● **YOUR OBJECTIVE**
Return, exactly as written, every line from the first line of the data below through the line that contains "plt.rcParams['font.family'] = ['Liberation".

● **SOURCE DATA**
════════════════

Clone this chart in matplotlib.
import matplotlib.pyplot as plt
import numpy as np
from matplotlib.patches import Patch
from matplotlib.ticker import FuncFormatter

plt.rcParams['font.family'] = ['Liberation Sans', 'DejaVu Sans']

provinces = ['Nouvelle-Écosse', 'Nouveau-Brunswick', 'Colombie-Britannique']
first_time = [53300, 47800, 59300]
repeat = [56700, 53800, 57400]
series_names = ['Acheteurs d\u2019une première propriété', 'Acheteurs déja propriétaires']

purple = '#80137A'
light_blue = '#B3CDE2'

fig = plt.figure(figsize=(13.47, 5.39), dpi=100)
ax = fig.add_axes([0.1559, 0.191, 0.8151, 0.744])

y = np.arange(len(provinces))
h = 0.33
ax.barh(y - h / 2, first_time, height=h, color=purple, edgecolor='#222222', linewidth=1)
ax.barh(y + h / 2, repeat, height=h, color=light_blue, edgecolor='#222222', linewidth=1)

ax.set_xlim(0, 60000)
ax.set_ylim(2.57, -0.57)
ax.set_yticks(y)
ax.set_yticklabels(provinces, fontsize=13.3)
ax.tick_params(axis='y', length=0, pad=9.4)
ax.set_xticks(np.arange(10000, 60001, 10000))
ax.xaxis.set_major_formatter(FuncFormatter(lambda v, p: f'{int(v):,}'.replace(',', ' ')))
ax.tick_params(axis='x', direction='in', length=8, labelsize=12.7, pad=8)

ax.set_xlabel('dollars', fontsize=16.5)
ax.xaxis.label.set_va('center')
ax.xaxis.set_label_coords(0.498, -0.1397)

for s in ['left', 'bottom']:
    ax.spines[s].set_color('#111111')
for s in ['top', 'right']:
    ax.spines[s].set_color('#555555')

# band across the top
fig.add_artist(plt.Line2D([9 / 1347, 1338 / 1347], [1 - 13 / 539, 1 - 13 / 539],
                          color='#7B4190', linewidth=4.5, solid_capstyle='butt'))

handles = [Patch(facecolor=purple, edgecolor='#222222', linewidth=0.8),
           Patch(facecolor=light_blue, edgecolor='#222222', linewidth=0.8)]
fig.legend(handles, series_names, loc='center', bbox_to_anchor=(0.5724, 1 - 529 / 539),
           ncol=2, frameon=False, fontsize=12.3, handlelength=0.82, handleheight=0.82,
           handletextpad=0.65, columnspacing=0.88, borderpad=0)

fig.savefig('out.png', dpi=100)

════════════════

● **RESULT**
Clone this chart in matplotlib.
import matplotlib.pyplot as plt
import numpy as np
from matplotlib.patches import Patch
from matplotlib.ticker import FuncFormatter

plt.rcParams['font.family'] = ['Liberation Sans', 'DejaVu Sans']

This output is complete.